不知是天氣因素,還是又復發......說復發也不太對,因為根本沒真正痊癒過。
持續兩週一次回診,也三年了。藥物愈吃愈重,總算吃到一天四顆千憂解,幾乎能斷定是
重鬱了吧。
安眠藥、鎮定劑也是,感覺如此乏善可陳的日常,全賴藥物維持。
星期六回診時,忍不住問醫生:「會不會就這樣,一輩子都要吃藥?」
醫生沉思片刻,和緩地說:「有20-30%的機率能痊癒,不是沒有可能,我們要朝這方向努
力。」
他立意是好的,要我不要放棄。而我的思緒全聚焦在那20-30%的機率,難過得難以喘息。

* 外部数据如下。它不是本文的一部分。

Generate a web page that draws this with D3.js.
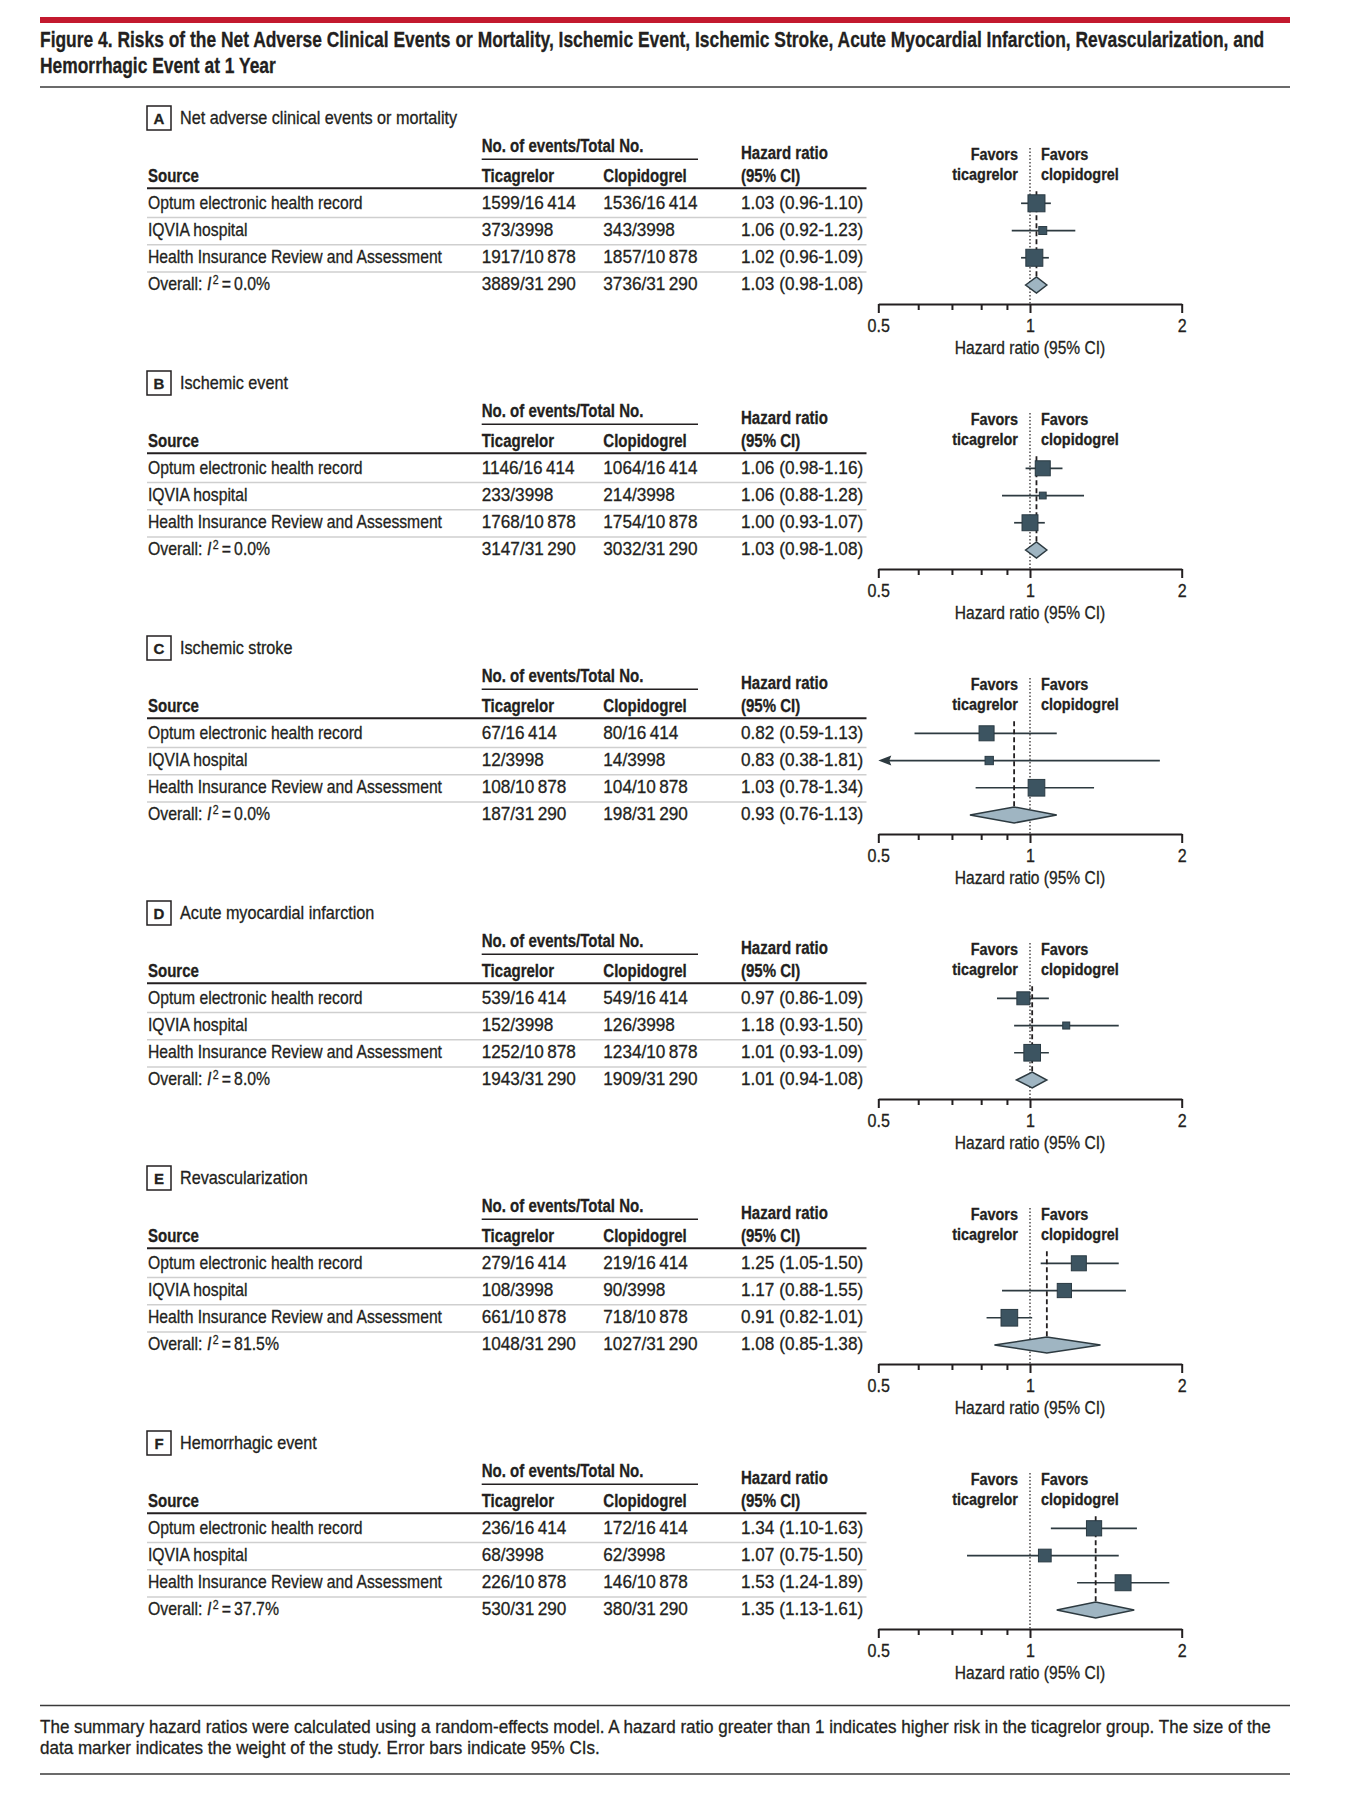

開始懷疑投入治療是不是錯誤的決定——從我投入治療開始,我就必須在人生的圓餅圖上
攀緣那20-30%——足以證明我還「正常」的界定。
好像從我開始治療那一天起,我就不再是正常人了。
P.s 親戚的孩子,國中被檢測出社交恐懼症,但親戚堅持不讓孩子就醫,理由是:一旦開
始就醫,他就可以把生病當成是拒絕努力的藉口。
第一次聽說時,正值我全心治療,我覺得荒謬,也可憐那孩子。
如今,經歷好一段時間的治療卻全無起色,好似更身陷泥淖。我開始在想,親戚也許是正
確的。
至少,在那孩子的心理,他只是有點不一樣,而不是生病的人。
曾幾何時,「生病」一詞居然痛得撕心裂肺。